Whenever a technology disrupts an industry as dramatically as AI has disrupted tech, the profit opportunity attracts not just innovators but also opportunists, con artists, and even charlatans. Fake products all dressed up in impressive language and AI tech. I’ve encountered them on advisory projects and in investment reviews, and I’ve gotten good at recognizing the patterns. These red flags aren’t secret and I truly believe anyone can learn to spot them, so I figured I’d save the technical community some due diligence and share what I’ve collected.
The Red Flags
- They have a solution without a problem. Or worse, they’re actively shopping for a problem their product can pretend to solve.
- Their website contradicts their pitch. They’ll tell you AI is at the core of everything they do, but their web presence was built with basic traditional tools and shows no evidence of the sophisticated infrastructure they’re describing. The contradiction is the tell and no react code in sight.
- All their content reads like it was written by AI. Lots of buzz words, impressive-sounding phrases, and absolutely nothing substantive about how their AI actually functions or what’s under the hood.

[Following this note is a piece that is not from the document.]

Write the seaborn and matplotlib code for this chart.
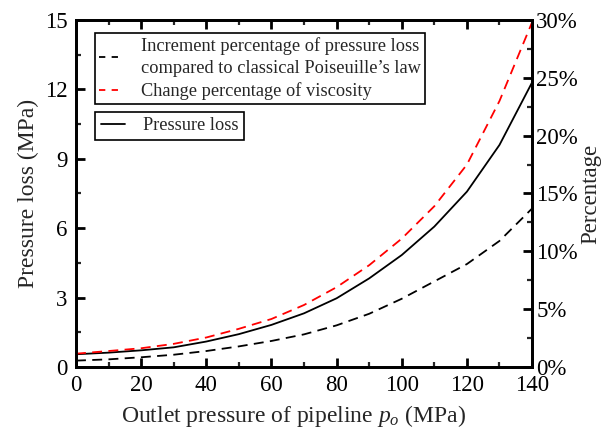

- In person, they speak in magic, not mechanics. Whether they’re talking about RAG, machine learning, or generative AI, it’s all buzz words and hand-waving. Ask them about workflows, architecture, security, or frameworks and watch the conversation go sideways.
- They ask what your problems are before telling you what their product does. This is a classic manipulation pattern. They’re reverse-engineering their pitch in real time to match whatever pain you just described.
- They target non-technical investors and unpaid technical talent. They’re looking for people with money who don’t know enough to ask hard questions, and developers willing to work for equity in something that doesn’t yet exist.
- They hide behind intellectual property. There’s a difference between protecting trade secrets and being unable to explain what you’re building. If someone can’t describe their product’s purpose clearly, without giving anything proprietary away, then that’s not caution, but a gap.
What Legitimate AI Work Actually Looks Like
For contrast: credible AI practitioners can explain their architecture in plain language. They know what problem they’re solving and why AI is the right tool for it and not just the trendy one. They welcome technical scrutiny rather than deflecting it. And they don’t need your investment before they can tell you what they’re building.
A Note on Hope and Reality
Every time I encounter one of these, I genuinely hope I’m wrong. I’d love to hear a year later that they found their footing and built something real. But so far, without exception, every AI snake-oil salesman I’ve flagged is still searching for traction, or worse, still searching for a problem and often, it’s well over a year later that I’m seeing this.
Do your due diligence. Ask hard questions. And if someone can’t answer them, that’s your answer.